01-03-2009 09:26 AM - edited 03-06-2019 03:14 AM
We are having problems with throughput on 3560 switches and I am looking for a way to evaluate the actual speed of gigabit links between switches. It looks like ttcp does not work properly for gigabit or else I don't know how to read the results. Is there another way to do it?
01-03-2009 11:33 AM
This depends on quite a few variables:
1. What is the appliaction
2. Latency betweem two switches
3. packet queueing enabled
4. packet sizes?
Place as sniffer on one end to a SPAN port and to get a view of the traffic. Look for retransmissions, tcp window errors, etc.
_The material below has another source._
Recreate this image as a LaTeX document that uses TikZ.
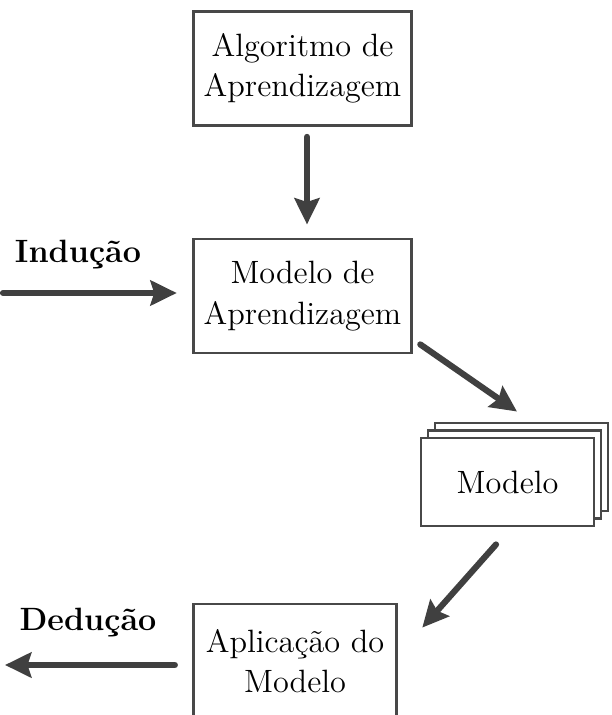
\documentclass[tikz,border=0pt]{standalone}
\usepackage{tikz}
\usetikzlibrary{positioning,arrows.meta}
\definecolor{boxgray}{RGB}{72,72,72}
\definecolor{arrowgray}{RGB}{64,64,64}

\begin{document}
\begin{tikzpicture}[x=0.016cm,y=-0.016cm,font=\fontsize{14.7}{18.4}\selectfont]
 \tikzset{box/.style={draw=boxgray,line width=1.3pt,fill=white,align=center,minimum width=3.5cm,minimum height=1.824cm},
  stack/.style={box,minimum width=2.77cm,minimum height=1.41cm},
  lbl/.style={font=\fontsize{14.7}{18.4}\selectfont\bfseries},
  arrow/.style={line width=2.8pt,arrowgray,line cap=round,-{Stealth[length=0.42cm,width=0.4cm,inset=0.06cm]}}}
 \useasboundingbox (0,0) rectangle (611,715);
 \clip (0,0) rectangle (611,715);

 \node[box] (A) at (302.5,68.5) {Algoritmo de\\Aprendizagem};
 \node[box] (B) at (302.5,296) {Modelo de\\Aprendizagem};
 \node[stack] (C2) at (521.5,467) {};
 \node[stack] (C1) at (514.5,474.5) {};
 \node[stack] (C) at (507.5,482) {Modelo};
 \node[box,minimum width=3.26cm] (D) at (295,661) {Aplicação do\\Modelo};

 \node[lbl] (I) at (78,255) {Indução};
 \node[lbl] (E) at (88,623) {Dedução};
 \coordinate (i0) at (3,293);
 \coordinate (e0) at (5,665);

 \draw[arrow,shorten <=0.16cm,shorten >=0.21cm] ([shift={(4.5,0)}]A.south) -- ([shift={(4.5,0)}]B.north);
 \draw[arrow] ([shift={(7,-10)}]B.south east) -- ([shift={(-4.5,-10)}]C2.north);
 \draw[arrow] ([shift={(-11.5,17)}]C.south) -- ([shift={(24,25)}]D.north east);
 \draw[arrow,shorten >=0.24cm] (i0) -- (i0 -| B.west);
 \draw[arrow,shorten <=0.27cm] (e0 -| D.west) -- (e0);
\end{tikzpicture}
\end{document}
Unfortunately you will need to dig a bit deeper to find a cause.
01-03-2009 11:57 AM
Iperf is a much better performance testing tool.
01-05-2009 10:29 AM
Thanks; it seems very good.
01-05-2009 10:32 AM
Thanks for the reply.
What is packet queueing?
Why the SPAN port with a sniffer? Doesn't the switch report all of those errors?
01-07-2009 05:38 AM
Please see url for explaination of different queue methods
http://www.cisco.com/en/US/tech/tk543/tk544/tsd_technology_support_protocol_home.html
Settting a span port to the sniffer will allow you to analyze the conversations traversing your link. The switch will not report Layer 4 errors. Users establish connections using TCP where each segment is assigned a sequence number. if packets are being delayed or dropped a retransmission will occur. The sniffer will identify these as retransmissions.
You can get wireshark sniffer for free.
01-07-2009 06:37 AM
Wireshark is a good tool for viewing output file. In a production environment where you
you have to view Gigabytes of data, I would
suggest you build yourself either a OpenBSD
box or Gentoo Linux box and use tcpdump for
this purpose. Tcpdump is best, bar none.